** begin SUPPLIED RECORDS **

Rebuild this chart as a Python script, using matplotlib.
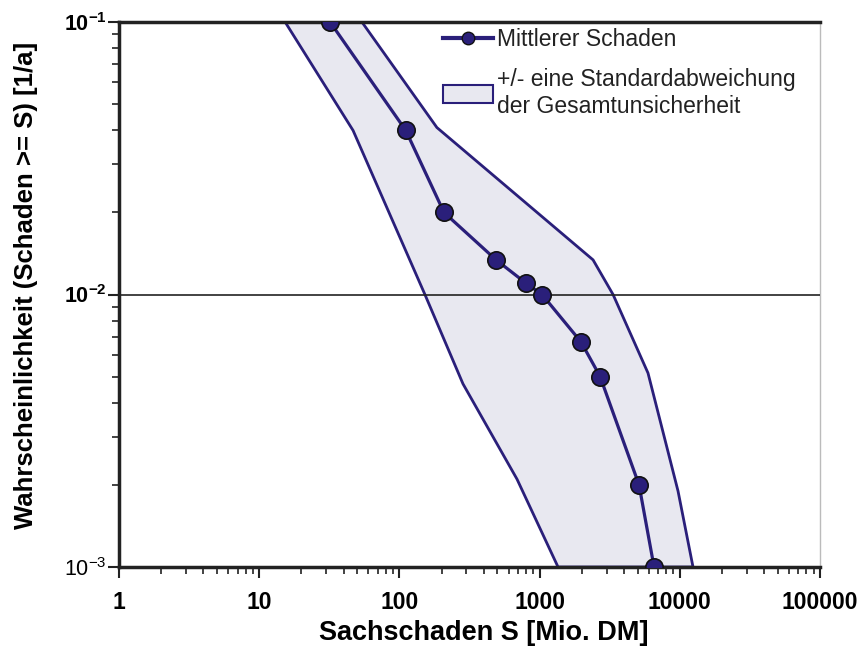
import numpy as np
import matplotlib
matplotlib.use('Agg')
import matplotlib.pyplot as plt
from matplotlib.patches import Patch
from matplotlib.lines import Line2D

matplotlib.rcParams['font.family'] = 'sans-serif'
matplotlib.rcParams['font.sans-serif'] = ['Liberation Sans']
matplotlib.rcParams['mathtext.fontset'] = 'custom'
matplotlib.rcParams['mathtext.rm'] = 'Liberation Sans'
matplotlib.rcParams['mathtext.bf'] = 'Liberation Sans:bold'

# Data: mean damage curve
schaden = [32, 111, 208, 489, 800, 1040, 1973, 2700, 5120, 6550]
wahrsch = [0.1, 0.04, 0.02, 0.0134, 0.011, 0.01, 0.0067, 0.005, 0.002, 0.001]

# +/- one standard deviation band
lower_x = [15.3, 46.7, 152, 284, 690, 1353]
lower_y = [0.1, 0.04, 0.01, 0.0047, 0.0021, 0.001]
upper_x = [54, 185, 2405, 3340, 5930, 9710, 12420]
upper_y = [0.1, 0.041, 0.0134, 0.01, 0.00515, 0.0019, 0.001]

xticks = [1, 10, 100, 1000, 10000, 100000]
xtick_labels = ['1', '10', '100', '1000', '10000', '100000']
yticks = [0.001, 0.01, 0.1]
ytick_labels = [r'$\mathrm{10^{-3}}$', r'$\mathbf{10^{-2}}$', r'$\mathbf{10^{-1}}$']

navy = '#2a1f7a'
band_col = '#e8e8f0'

fig = plt.figure(figsize=(8.67, 6.53), dpi=100)
ax = fig.add_axes([0.1373, 0.1317, 0.8085, 0.8346])

band_x = lower_x + upper_x[::-1]
band_y = lower_y + upper_y[::-1]
ax.fill(band_x, band_y, facecolor=band_col, edgecolor=navy, linewidth=2, zorder=2)

ax.plot(schaden, wahrsch, color=navy, linewidth=2.3, marker='o', markersize=12.5,
        markerfacecolor=navy, markeredgecolor='#111111', markeredgewidth=1.2, zorder=4)

ax.set_xscale('log')
ax.set_yscale('log')
ax.set_xlim(1, 100000)
ax.set_ylim(0.001, 0.1)

# horizontal gridline at 10^-2 and dark top line
ax.axhline(0.01, color='#222222', linewidth=1.2, zorder=3)
ax.axhline(0.1, color='#222222', linewidth=2.5, zorder=3, clip_on=False)

ax.set_xticks(xticks)
ax.set_xticklabels(xtick_labels, fontsize=16.5, fontweight='bold')
ax.set_yticks(yticks)
ax.set_yticklabels(ytick_labels, fontsize=15.5)

ax.tick_params(which='major', direction='out', length=8, width=1.5, color='#222222')
ax.tick_params(axis='x', which='major', pad=9)
ax.tick_params(axis='y', which='major', pad=1)
ax.tick_params(which='minor', direction='out', length=5, width=1.2, color='#222222')
ax.tick_params(axis='y', which='minor', labelleft=False)

for side in ['left', 'bottom']:
    ax.spines[side].set_linewidth(2.5)
    ax.spines[side].set_color('#222222')
ax.spines['top'].set_visible(False)
ax.spines['right'].set_color('#bbbbbb')
ax.spines['right'].set_linewidth(1)

ax.set_xlabel('Sachschaden S [Mio. DM]', fontsize=19.5, fontweight='bold')
ax.set_ylabel('Wahrscheinlichkeit (Schaden >= S) [1/a]', fontsize=18.5, fontweight='bold')
ax.xaxis.set_label_coords(0.521, -0.098)
ax.yaxis.set_label_coords(-0.115, 0.517)

handles = [
    Line2D([0], [0], color=navy, linewidth=3, marker='o', markersize=9,
           markerfacecolor=navy, markeredgecolor='#111111'),
    Patch(facecolor=band_col, edgecolor=navy, linewidth=1.5),
]
leg = ax.legend(handles, ['Mittlerer Schaden', '+/- eine Standardabweichung\nder Gesamtunsicherheit'],
                loc='upper left', bbox_to_anchor=(443 / 867, 1 - 28 / 653),
                bbox_transform=fig.transFigure, frameon=False, fontsize=16.5,
                handlelength=2.2, handleheight=0.8, borderpad=0, borderaxespad=0,
                labelspacing=0.75, handletextpad=0.15)
for t in leg.get_texts():
    t.set_linespacing(1.2)
    t.set_color('#222222')

fig.savefig('out.png', dpi=100)
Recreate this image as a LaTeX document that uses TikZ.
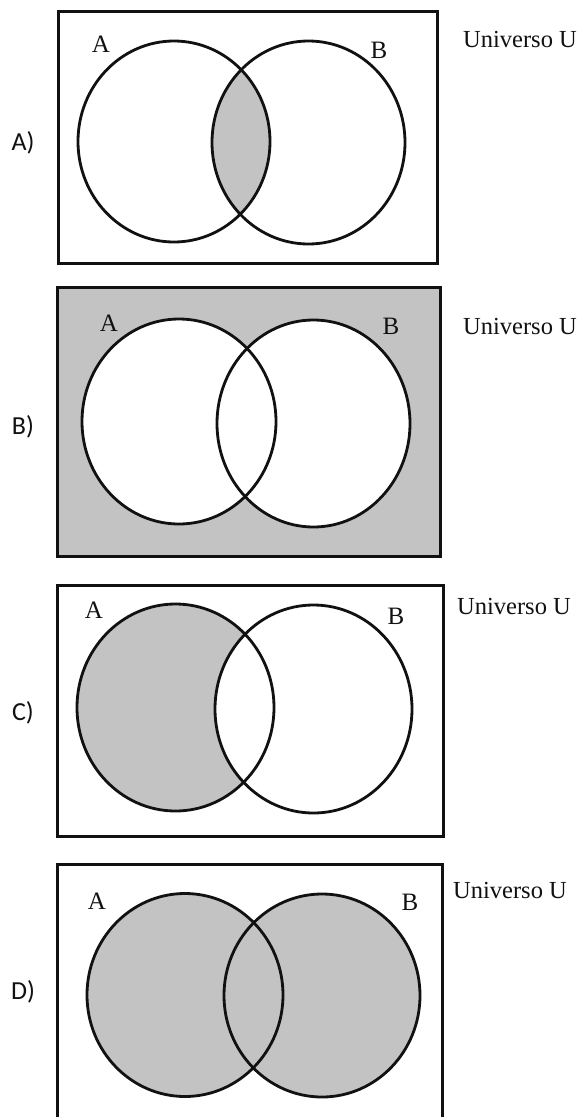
\documentclass[tikz,border=0pt]{standalone}
\usepackage{fontspec}
\setmainfont{Liberation Serif}
\newfontfamily\optfont{Carlito}
\usepackage{tikz}
\usepackage{xcolor}
\definecolor{cShade}{HTML}{C3C3C3}
\definecolor{cInk}{HTML}{111111}
\tikzset{
  frame/.style  ={draw=cInk,line width=3pt},
  venn/.style   ={draw=cInk,line width=2.8pt},
  shade/.style  ={fill=cShade},
  setlbl/.style ={font=\fontsize{25}{25}\selectfont,inner sep=0pt,text=cInk},
  unilbl/.style ={font=\fontsize{24.5}{25}\selectfont,inner sep=0pt,text=cInk},
  optlbl/.style ={font=\optfont\fontsize{26}{26}\selectfont,inner sep=0pt,text=cInk},
}

\begin{document}
\begin{tikzpicture}[x=1pt,y=-1pt]
\useasboundingbox[fill=white] (0,0) rectangle (580,1117);

% A) intersection
\begin{scope}
  \clip (174,141.5) ellipse [x radius=96, y radius=100.5];
  \fill[shade] (308.5,142.5) ellipse [x radius=96.5, y radius=101.5];
\end{scope}
\draw[venn] (174,141.5) ellipse [x radius=96, y radius=100.5];
\draw[venn] (308.5,142.5) ellipse [x radius=96.5, y radius=101.5];
\draw[frame] (58,11) rectangle (437,263);
\node[setlbl] (aA) at (101,44) {A};
\node[setlbl] (aB) at (379,50) {B};
\node[unilbl] (aU) at (520,40) {Universo U};
\node[optlbl] (optA) at (23,143) {A)};

% B) complement of the union
\fill[shade] (57,287) rectangle (440,556);
\fill[white] (179,421.5) ellipse [x radius=97, y radius=102.5];
\fill[white] (313.5,423.5) ellipse [x radius=96.5, y radius=103.5];
\draw[venn] (179,421.5) ellipse [x radius=97, y radius=102.5];
\draw[venn] (313.5,423.5) ellipse [x radius=96.5, y radius=103.5];
\draw[frame] (57,287) rectangle (440,556);
\node[setlbl] (bA) at (109,323) {A};
\node[setlbl] (bB) at (391,326) {B};
\node[unilbl] (bU) at (520,327) {Universo U};
\node[optlbl] (optB) at (23,427) {B)};

% C) A minus B
\fill[shade] (175.5,707.5) ellipse [x radius=98.5, y radius=103.5];
\begin{scope}
  \clip (175.5,707.5) ellipse [x radius=98.5, y radius=103.5];
  \fill[white] (313.5,709) ellipse [x radius=98.5, y radius=104];
\end{scope}
\draw[venn] (175.5,707.5) ellipse [x radius=98.5, y radius=103.5];
\draw[venn] (313.5,709) ellipse [x radius=98.5, y radius=104];
\draw[frame] (57,585) rectangle (443,836);
\node[setlbl] (cA) at (94,610) {A};
\node[setlbl] (cB) at (396,616) {B};
\node[unilbl] (cU) at (514,606) {Universo U};
\node[optlbl] (optC) at (23,713) {C)};

% D) union
\fill[shade] (185,995) ellipse [x radius=98, y radius=101.5];
\fill[shade] (322,995.5) ellipse [x radius=98, y radius=101.5];
\draw[venn] (185,995) ellipse [x radius=98, y radius=101.5];
\draw[venn] (322,995.5) ellipse [x radius=98, y radius=101.5];
\draw[frame] (57,1117) -- (57,864) -- (442,864) -- (442,1117);
\node[setlbl] (dA) at (97,901) {A};
\node[setlbl] (dB) at (410,902) {B};
\node[unilbl] (dU) at (510,890) {Universo U};
\node[optlbl] (optD) at (23,992) {D)};
\end{tikzpicture}
\end{document}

** end SUPPLIED RECORDS **

WHAT THE EXERCISE ASKS: Write out again exactly the lines from the start of the data above through the line containing "0.005, 0.002, 0.001]", inclusive, excluding any pictures.

TASK RESPONSE:
Rebuild this chart as a Python script, using matplotlib.
import numpy as np
import matplotlib
matplotlib.use('Agg')
import matplotlib.pyplot as plt
from matplotlib.patches import Patch
from matplotlib.lines import Line2D

matplotlib.rcParams['font.family'] = 'sans-serif'
matplotlib.rcParams['font.sans-serif'] = ['Liberation Sans']
matplotlib.rcParams['mathtext.fontset'] = 'custom'
matplotlib.rcParams['mathtext.rm'] = 'Liberation Sans'
matplotlib.rcParams['mathtext.bf'] = 'Liberation Sans:bold'

# Data: mean damage curve
schaden = [32, 111, 208, 489, 800, 1040, 1973, 2700, 5120, 6550]
wahrsch = [0.1, 0.04, 0.02, 0.0134, 0.011, 0.01, 0.0067, 0.005, 0.002, 0.001]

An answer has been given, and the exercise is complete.